Friday, September 27, 2013

Garden exploration

Partial view into the garden

Last weekend I took a stroll out into the back garden. I’d not done it recently because there had been quite a lot of work going on out there. Some updates to the plumbing system had been undertaken over the past few weeks, somewhat overdue, as the pipes they dug up were well over one hundred years old, in fact the house itself has a vintage of close to six hundred years. 

So, as is often the way with old houses, what they discovered when they started to dig below the surface displayed very little in common with you would be expected from above. Pipes veered off into adjoining houses, a septic tank or two were placed in spots that seemed to offer no benefit to anyone, if they were even used, although someone must have taken the effort to put them there. And couple of small streams were even discovered, which were a surprise to all.

The upshot being that a lot of digging had to be done to try and untangle what led where and, more importantly, whether it was, shall we say, supplying a need, or taking one away. This resulted in a rather chaotic garden. So now it was all over I took a wander to peruse the results.
A view of the garden, the hole in the
hedge is on the lower far left

At the end of the garden, behind a row of hedges, and unseen from the house, is a separate area, this is where the bulk of the work had been done. And to get the mini diggers in they had to tear down part of a huge hedge that had probably been there as long as the house. 

I have lived here for over two years and never given much thought to what was behind the hedge, I knew there was a track that led to a neighbour's back garden, and there was probably some vegetation, but that was about it. What I actually found when walked out was pretty much as I’d envisaged, with the addition of a small field and a healthy collection of bee hives, which I found very cheering.

But the odd thing about it was that the vista almost seemed a revelation, a completely new view, this was a landscape I was pretty familiar with, but it also seemed in a way, strange and unexplored.
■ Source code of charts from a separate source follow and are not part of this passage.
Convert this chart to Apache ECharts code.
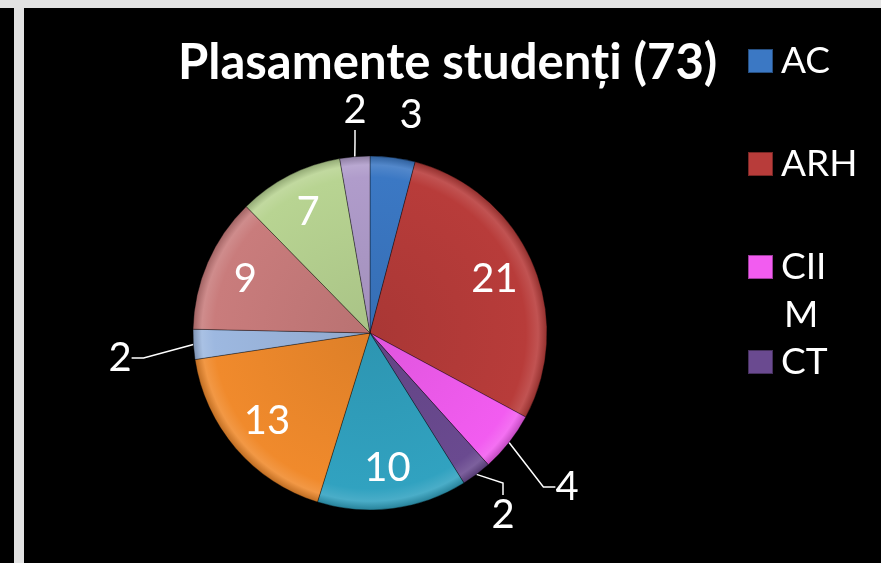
<!DOCTYPE html>
<html>
<head>
<meta charset="utf-8">
<script src="https://cdn.jsdelivr.net/npm/echarts@6/dist/echarts.min.js"></script>
<style>
  html, body { margin: 0; padding: 0; background: #000; }
  #chart { width: 881px; height: 563px; }
</style>
</head>
<body>
<div id="chart"></div>
<script>
  // date
  var categories = ['AC', 'ARH', 'CIIM', 'CT', 'ETTI', 'IE', 'IM', 'IMM', 'INST', 'MEC'];
  var values = [3, 21, 4, 2, 10, 13, 2, 9, 7, 2];
  var colors = ['#3b78c4', '#b83c3a', '#f25cf0', '#6a4a90', '#31a2c0',
                '#f08a2c', '#9db8e0', '#c97c7c', '#b8d492', '#b09ccb'];

  var total = values.reduce(function (a, b) { return a + b; }, 0);
  var FONT = 'Lato';
  var center = [370, 333];
  var R = 177;

  // etichetele mici stau in afara feliei
  var outsideIdx = [0, 2, 3, 6, 9];
  var outsidePos = {
    0: [411, 115],
    2: [567, 487],
    3: [503, 515],
    6: [120, 358],
    9: [355, 110]
  };

  function shade(hex, f) {
    var n = parseInt(hex.slice(1), 16);
    var r = (n >> 16) & 255, g = (n >> 8) & 255, b = n & 255;
    function c(v) {
      v = f > 0 ? v + (255 - v) * f : v * (1 + f);
      return Math.round(Math.max(0, Math.min(255, v)));
    }
    return 'rgb(' + c(r) + ',' + c(g) + ',' + c(b) + ')';
  }

  function bevel(col) {
    return {
      type: 'radial', x: center[0], y: center[1], r: R, global: true,
      colorStops: [
        { offset: 0, color: shade(col, -0.08) },
        { offset: 0.88, color: col },
        { offset: 0.95, color: shade(col, 0.12) },
        { offset: 1, color: shade(col, -0.2) }
      ]
    };
  }

  var myChart = echarts.init(document.getElementById('chart'));

  var mainData = categories.map(function (name, i) {
    var out = outsideIdx.indexOf(i) >= 0;
    return {
      name: name,
      value: values[i],
      itemStyle: { color: bevel(colors[i]) },
      label: { show: out },
      labelLine: { show: out && i !== 0 }
    };
  });

  var innerData = categories.map(function (name, i) {
    return {
      name: name,
      value: values[i],
      label: { show: outsideIdx.indexOf(i) < 0 }
    };
  });

  var legends = [
    { name: 'AC', top: 42 },
    { name: 'ARH', top: 145 },
    { name: 'CIIM', top: 248 },
    { name: 'CT', top: 343 }
  ].map(function (l) {
    var i = categories.indexOf(l.name);
    return {
      data: [{ name: l.name, itemStyle: { color: colors[i] } }],
      left: 747,
      top: l.top,
      orient: 'vertical',
      padding: 0,
      itemWidth: 25,
      itemHeight: 24,
      itemGap: 0,
      icon: 'rect',
      selectedMode: false,
      formatter: function (n) { return n === 'CIIM' ? 'CII' : n; },
      textStyle: { color: '#fff', fontSize: 37, fontFamily: FONT, lineHeight: 38, padding: [0, 0, 0, 3] }
    };
  });

  var option = {
    backgroundColor: '#000',
    animation: false,
    title: {
      text: 'Plasamente studenți (' + total + ')',
      left: 173,
      top: 34,
      textStyle: { color: '#fff', fontSize: 49, fontWeight: 'bold', fontFamily: FONT }
    },
    legend: legends,
    graphic: [
      { type: 'rect', shape: { x: 0, y: 0, width: 881, height: 8 }, style: { fill: '#e3e3e3' } },
      { type: 'rect', shape: { x: 14, y: 8, width: 10, height: 555 }, style: { fill: '#e2e2e2' } },
      { type: 'text', left: 784, top: 297, style: { text: 'M', fill: '#fff', fontSize: 37, fontFamily: FONT } }
    ],
    series: [
      {
        name: 'Plasamente',
        type: 'pie',
        center: center,
        radius: [0, R],
        startAngle: 90,
        clockwise: true,
        avoidLabelOverlap: false,
        data: mainData,
        itemStyle: { borderColor: 'rgba(0,0,0,0.35)', borderWidth: 1 },
        label: {
          position: 'outside',
          color: '#fff',
          fontSize: 40,
          fontFamily: FONT,
          formatter: '{c}'
        },
        labelLine: {
          length: 20,
          length2: 12,
          lineStyle: { color: '#fff', width: 1.5 }
        },
        labelLayout: function (p) {
          var pos = outsidePos[p.dataIndex];
          if (!pos) return {};
          return { x: pos[0], y: pos[1], align: 'center', verticalAlign: 'middle' };
        },
        emphasis: { disabled: true }
      },
      {
        name: 'Etichete',
        type: 'pie',
        center: center,
        radius: [R / 2, R],
        startAngle: 90,
        clockwise: true,
        silent: true,
        data: innerData,
        itemStyle: { color: 'rgba(0,0,0,0)' },
        label: {
          position: 'inside',
          color: '#fff',
          fontSize: 40,
          fontFamily: FONT,
          formatter: '{c}'
        },
        labelLine: { show: false },
        emphasis: { disabled: true }
      }
    ]
  };

  myChart.setOption(option);
</script>
</body>
</html>
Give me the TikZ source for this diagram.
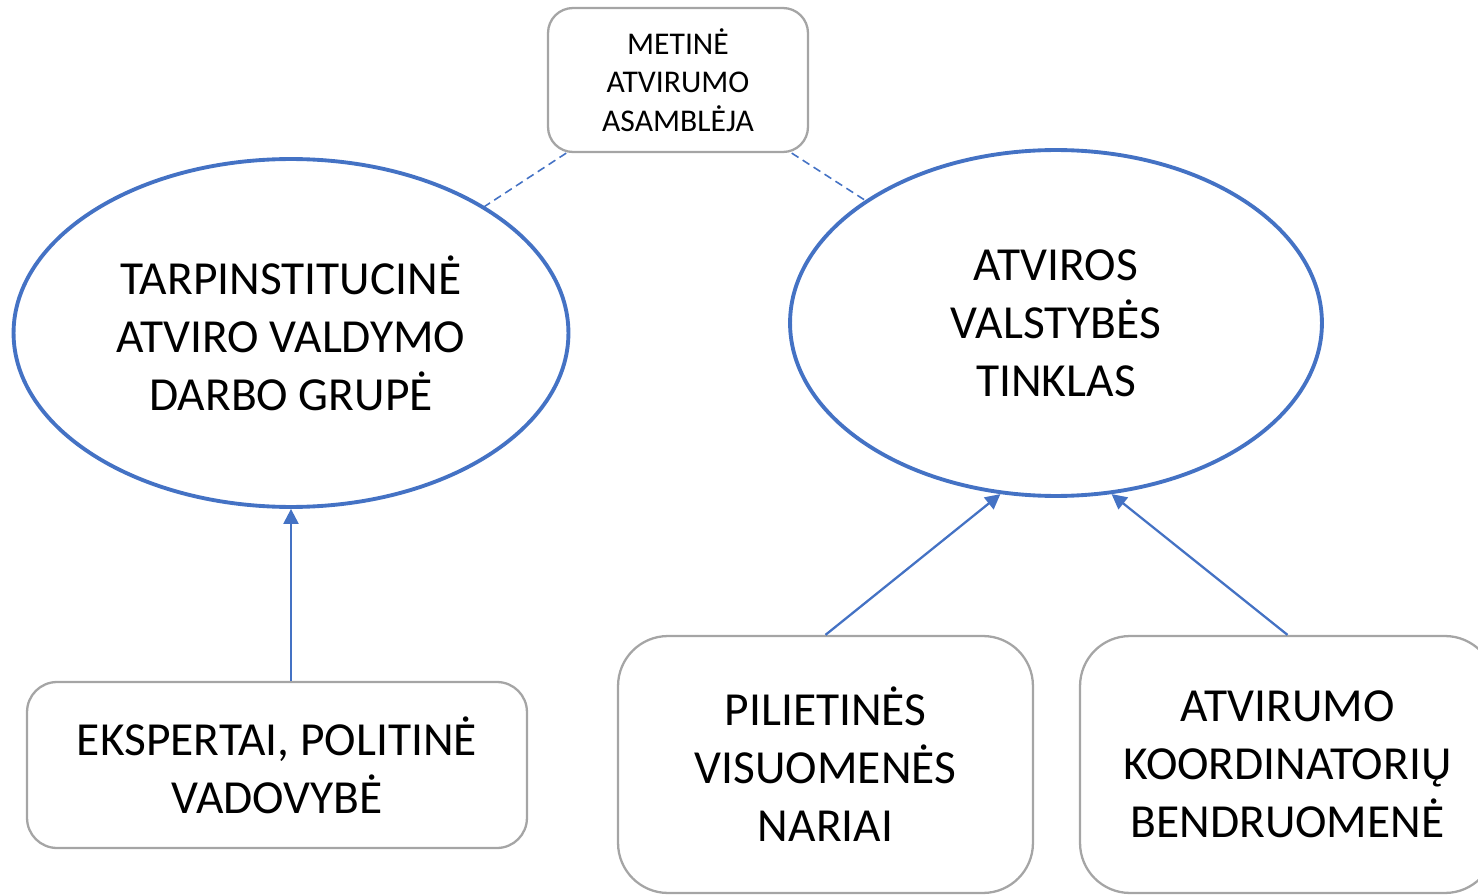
\documentclass[tikz,border=0pt]{standalone}
\usepackage{fontspec}
\setmainfont{Carlito}
\usetikzlibrary{shapes.geometric,arrows.meta}
\definecolor{netblue}{HTML}{4472C4}
\definecolor{boxgray}{HTML}{A5A5A5}
\begin{document}
\begin{tikzpicture}[x=0.02cm,y=-0.02cm,
		bigtext/.style={font=\fontsize{27}{33}\selectfont,align=center,inner sep=0pt},
		smalltext/.style={font=\fontsize{18}{21.9}\selectfont,align=center,inner sep=0pt},
		group/.style={bigtext,ellipse,draw=netblue,line width=2.2pt},
		member/.style={bigtext,rectangle,rounded corners=1cm,draw=boxgray,line width=1.3pt},
		link/.style={draw=netblue,line width=1.3pt,-{Triangle[length=0.3cm,width=0.3cm]}},
		tie/.style={draw=netblue,line width=0.9pt,dash pattern=on 0.16cm off 0.1cm}]
			\useasboundingbox (0,0) rectangle (1478,895);
			\node[smalltext,rectangle,rounded corners=0.5cm,draw=boxgray,line width=1.3pt,
				minimum width=5.2cm,minimum height=2.88cm] (asm) at (678,80)
				{METINĖ\\ATVIRUMO\\ASAMBLĖJA};
			\node[group,minimum width=11.1cm,minimum height=6.96cm] (grp) at (291,333)
				{TARPINSTITUCINĖ\\ATVIRO VALDYMO\\DARBO GRUPĖ};
			\node[group,minimum width=10.64cm,minimum height=6.92cm] (net) at (1056,323)
				{ATVIROS\\VALSTYBĖS\\TINKLAS};
			\node[member,rounded corners=0.6cm,minimum width=10cm,minimum height=3.32cm] (exp) at (277,765)
				{EKSPERTAI, POLITINĖ\\VADOVYBĖ};
			\node[member,minimum width=8.3cm,minimum height=5.14cm] (civ) at (825.5,764.5)
				{PILIETINĖS\\VISUOMENĖS\\NARIAI};
			\node[member,minimum width=8.3cm,minimum height=5.14cm] (crd) at (1287.5,764.5)
				{ATVIRUMO\\KOORDINATORIŲ\\BENDRUOMENĖ};
			\draw[tie] (asm) -- (grp);
			\draw[tie] (asm) -- (net);
			\draw[link] (exp.north -| grp.south) -- (grp.south);
			\draw[link] (civ.north) -- (net.252);
			\draw[link] (crd.north) -- (net.288);
\end{tikzpicture}
\end{document}
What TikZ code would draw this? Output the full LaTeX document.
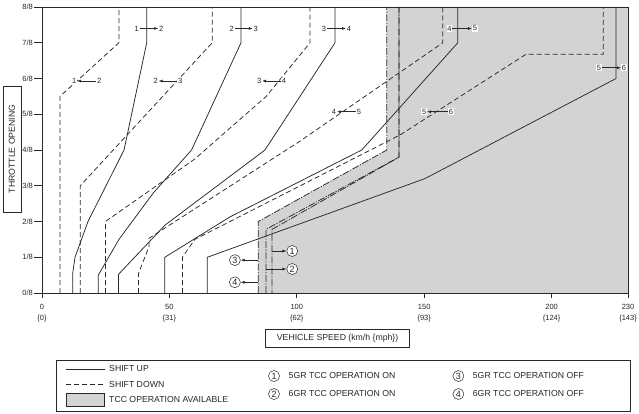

It was quite an odd feeling to be presented with a view from a place that had been, up until then, rarely thought about, and it made me wonder what else there was to see in this patch of land once the familiarity of the everyday had been stripped way. 

As it happened, I had just finished reading one of Robert Adams’ books – Why People Photograph, and as with much of his work, it rarely fails to provoke thoughts on how the environment is perceived through the lens of a camera, and what it means to the photographer to be ‘involved’ with the landscape around them. 

Copyright Robert Adams

One of my favourite images of Adams’ is this one of a back yard in Colorado Springs. It’s a simple composition, with its straight lines moving across the image and very few elements included, but there is something about it that conveys a sense of unusual emptiness, not just in the garden but much farther beyond, like the fence encloses a hollow space within a hollow space. If indeed the fence does enclose anything, the yawning blankness might be pouring across the mountains and into the garden itself. Which in turn makes you wonder, well, makes me wonder, among other things, about who lives there and how empty their own lives might be. 

Like so many good photos it uses the simplest of means to transmit thoughts or feelings or questions to the viewer far beyond what is actually included in the photograph. So with that in mind, purely as a means of inspiration, rather than replication, I took a journey, camera in hand, around the couple of hundred square yards or so, that comprises the garden, to see what wildly uneven results I could rustle up.

Stepping out from the hole in the hedge and looking at the newly discovered field.

This part of the garden used to be full of fruit and vegetable beds, along with rose bushes and more
gooseberry bushes than anyone could ever need. And a fair amount of bluebells in the spring. The hole
in the hedge can be seen at the top of the picture.

A couple of compost bins that won’t be getting much further use.

The above was my favourite shot of the day, it has a peaceful quality to it, like summer holidays and lazy days. But with a slight undercurrent of voyeuristic apprehension, just to throw things off a bit.

I also took a bit of inspiration from William Eggleston, insomuch as I limited myself to one shot per location, which for me was quite difficult, I'm so used to getting many, sometimes far too many, shots to try and capture the best of a scene, it really made me think about what I was doing before getting the picture.

Each of these shots, for me, displays something I was trying capture, whether it was a mood, or a play of light, or something more abstract, each one says something. Which is why I felt quite satisfied at the end of the day. I had gathered a collection of images purely for myself, that to a greater or lesser extent had fulfilled a purpose and an aspiration to look beyond what was immediately apparent, and at least try to see what could be lurking behind.

So, while the results are what they are, it's nice sometimes to feel inspired by others and to just get out there without any expectations, or rigid preconceptions of intent, or even quality. Just the act of photographing can be a satisfying way of exploring ideas and working in new ways.